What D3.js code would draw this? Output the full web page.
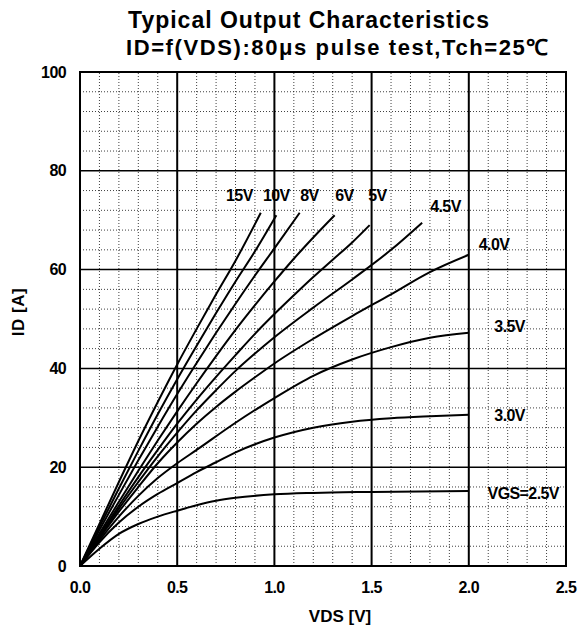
<!DOCTYPE html>
<html>
<head>
<meta charset="utf-8">
<script src="https://d3js.org/d3.v7.min.js"></script>
<style>
  body { margin: 0; background: #fff; }
  text { font-family: "Liberation Sans", Arial, sans-serif; font-weight: bold; fill: #000; }
</style>
</head>
<body>
<div id="vis"></div>
<script>

// curve data, VDS [V] vs ID [A]
var vgsLabels = ["15V", "10V", "8V", "6V", "5V", "4.5V", "4.0V", "3.5V", "3.0V", "VGS=2.5V"];

var vds15  = [0, 0.1, 0.2, 0.3, 0.4, 0.5, 0.6, 0.7, 0.8, 0.93];
var id15   = [0, 8.5, 17, 25.3, 33.2, 40.8, 48, 55, 61.8, 71.5];
var vds10  = [0, 0.1, 0.2, 0.3, 0.4, 0.5, 0.6, 0.7, 0.8, 0.9, 1.01];
var id10   = [0, 7.9, 15.7, 23.3, 30.7, 37.8, 44.6, 51.2, 57.6, 63.7, 71];
var vds8   = [0, 0.1, 0.2, 0.3, 0.4, 0.5, 0.6, 0.7, 0.8, 0.9, 1.0, 1.13];
var id8    = [0, 7.3, 14.4, 21.4, 28.2, 34.8, 41.1, 47.2, 53.1, 58.8, 64.3, 71.5];
var vds6   = [0, 0.1, 0.2, 0.3, 0.4, 0.5, 0.6, 0.7, 0.8, 0.9, 1.0, 1.1, 1.2, 1.31];
var id6    = [0, 6.6, 13, 19.3, 25.4, 31.3, 37, 42.5, 47.8, 52.8, 57.6, 62.2, 66.5, 71];
var vds5   = [0, 0.1, 0.2, 0.3, 0.4, 0.5, 0.6, 0.7, 0.8, 0.9, 1.0, 1.1, 1.2, 1.3, 1.4, 1.49];
var id5    = [0, 6.2, 12.2, 18, 23.5, 28.8, 33.7, 38.3, 42.7, 47, 51, 54.8, 58.5, 62, 65.5, 69];
var vds45  = [0, 0.1, 0.2, 0.3, 0.4, 0.5, 0.6, 0.7, 0.8, 0.9, 1.0, 1.2, 1.4, 1.6, 1.76];
var id45   = [0, 5.9, 11.6, 17, 22.2, 27, 31.5, 35.6, 39.5, 43, 46.3, 52.3, 58, 64, 69.5];
var vds40  = [0, 0.1, 0.2, 0.3, 0.4, 0.5, 0.6, 0.7, 0.8, 0.9, 1.0, 1.2, 1.4, 1.6, 1.8, 2.0];
var id40   = [0, 5.6, 11, 16, 20.8, 25, 28.8, 32.2, 35.3, 38.2, 41, 46, 50.6, 55, 59.5, 63];
var vds35  = [0, 0.1, 0.2, 0.3, 0.4, 0.5, 0.6, 0.8, 1.0, 1.2, 1.4, 1.6, 1.8, 2.0];
var id35   = [0, 5.2, 10, 14.2, 17.8, 20.8, 23.5, 29, 34, 38.5, 41.8, 44.3, 46.2, 47.2];
var vds30  = [0, 0.1, 0.2, 0.3, 0.4, 0.5, 0.6, 0.7, 0.8, 1.0, 1.2, 1.4, 1.6, 1.8, 2.0];
var id30   = [0, 4.8, 8.8, 12, 14.6, 16.8, 19, 21, 23, 26, 28, 29.2, 29.9, 30.3, 30.6];
var vds25  = [0, 0.1, 0.2, 0.3, 0.4, 0.5, 0.6, 0.7, 0.8, 1.0, 1.2, 1.5, 2.0];
var id25   = [0, 3.5, 6.5, 8.5, 10, 11.2, 12.3, 13.2, 13.8, 14.5, 14.8, 15, 15.2];

// where each curve label sits, in V and A
var labelV = [0.82, 1.01, 1.18, 1.36, 1.53, 1.88, 2.13, 2.21, 2.21, 2.28];
var labelI = [75.1, 75.1, 75.1, 75.1, 75.1, 72.7, 65, 48.4, 30.4, 14.6];

var xTicks = [0, 0.5, 1.0, 1.5, 2.0, 2.5];
var yTicks = [0, 20, 40, 60, 80, 100];

var curves = [
  [vds15, id15], [vds10, id10], [vds8, id8], [vds6, id6], [vds5, id5],
  [vds45, id45], [vds40, id40], [vds35, id35], [vds30, id30], [vds25, id25]
];

var width = 579, height = 628;
var margin = {top: 72, right: 13, bottom: 62, left: 80};

var svg = d3.select("#vis").append("svg")
  .attr("width", width)
  .attr("height", height);

var x = d3.scaleLinear().domain([0, 2.5]).range([margin.left, width - margin.right]);
var y = d3.scaleLinear().domain([0, 100]).range([height - margin.bottom, margin.top]);

// minor dotted grid
var minorX = d3.range(1, 25).map(function(i){ return i / 10; }).filter(function(v){ return Math.round(v*10) % 5 != 0; });
var minorY = d3.range(4, 100, 4).filter(function(v){ return v % 20 != 0; });

svg.append("g").selectAll("line").data(minorX).enter().append("line")
  .attr("x1", function(d){ return x(d); }).attr("x2", function(d){ return x(d); })
  .attr("y1", y(0)).attr("y2", y(100))
  .attr("stroke", "#000").attr("stroke-width", 1).attr("stroke-dasharray", "1,2")
  .attr("opacity", 0.75);

svg.append("g").selectAll("line").data(minorY).enter().append("line")
  .attr("y1", function(d){ return y(d); }).attr("y2", function(d){ return y(d); })
  .attr("x1", x(0)).attr("x2", x(2.5))
  .attr("stroke", "#000").attr("stroke-width", 1).attr("stroke-dasharray", "1,2")
  .attr("opacity", 0.75);

// major grid
svg.append("g").selectAll("line").data(xTicks.slice(1, -1)).enter().append("line")
  .attr("x1", function(d){ return x(d); }).attr("x2", function(d){ return x(d); })
  .attr("y1", y(0)).attr("y2", y(100))
  .attr("stroke", "#000").attr("stroke-width", 2);

svg.append("g").selectAll("line").data(yTicks.slice(1, -1)).enter().append("line")
  .attr("y1", function(d){ return y(d); }).attr("y2", function(d){ return y(d); })
  .attr("x1", x(0)).attr("x2", x(2.5))
  .attr("stroke", "#000").attr("stroke-width", 1.5);

// frame
svg.append("rect")
  .attr("x", x(0)).attr("y", y(100))
  .attr("width", x(2.5) - x(0)).attr("height", y(0) - y(100))
  .attr("fill", "none").attr("stroke", "#000").attr("stroke-width", 2);

// curves
var line = d3.line()
  .x(function(d){ return x(d[0]); })
  .y(function(d){ return y(d[1]); })
  .curve(d3.curveMonotoneX);

curves.forEach(function(c) {
  var pts = c[0].map(function(v, i){ return [v, c[1][i]]; });
  svg.append("path").datum(pts)
    .attr("d", line)
    .attr("fill", "none").attr("stroke", "#000").attr("stroke-width", 2);
});

// curve labels
svg.append("g").selectAll("text").data(vgsLabels).enter().append("text")
  .attr("x", function(d, i){ return x(labelV[i]); })
  .attr("y", function(d, i){ return y(labelI[i]); })
  .attr("text-anchor", "middle")
  .attr("dominant-baseline", "central")
  .style("font-size", "16px")
  .style("letter-spacing", "-0.6px")
  .text(function(d){ return d; });

// tick labels
svg.append("g").selectAll("text").data(xTicks).enter().append("text")
  .attr("x", function(d){ return x(d); })
  .attr("y", y(0) + 27)
  .attr("text-anchor", "middle")
  .style("font-size", "16px")
  .style("letter-spacing", "-0.6px")
  .text(function(d){ return d.toFixed(1); });

svg.append("g").selectAll("text").data(yTicks).enter().append("text")
  .attr("x", x(0) - 14)
  .attr("y", function(d){ return y(d); })
  .attr("text-anchor", "end")
  .attr("dominant-baseline", "central")
  .style("font-size", "16px")
  .style("letter-spacing", "-0.6px")
  .text(function(d){ return d; });

// axis titles
svg.append("text")
  .attr("x", 340).attr("y", 622)
  .attr("text-anchor", "middle")
  .style("font-size", "17px")
  .text("VDS [V]");

svg.append("text")
  .attr("transform", "translate(24,312) rotate(-90)")
  .attr("text-anchor", "middle")
  .style("font-size", "17px")
  .style("letter-spacing", "0.5px")
  .text("ID [A]");

// title
svg.append("text")
  .attr("x", 309).attr("y", 28)
  .attr("text-anchor", "middle")
  .style("font-size", "23px")
  .style("letter-spacing", "1px")
  .text("Typical Output Characteristics");

svg.append("text")
  .attr("x", 338).attr("y", 55)
  .attr("text-anchor", "middle")
  .style("font-size", "22px")
  .style("letter-spacing", "1.6px")
  .text("ID=f(VDS):80\u03bcs pulse test,Tch=25\u2103");

</script>
</body>
</html>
* * *
> [EXERCISE TASK]:
In the material above, show every line where the word "Output" turns up.

> [SOLUTION TO THE EXERCISE]:
What D3.js code would draw this? Output the full web page.
  .text("Typical Output Characteristics");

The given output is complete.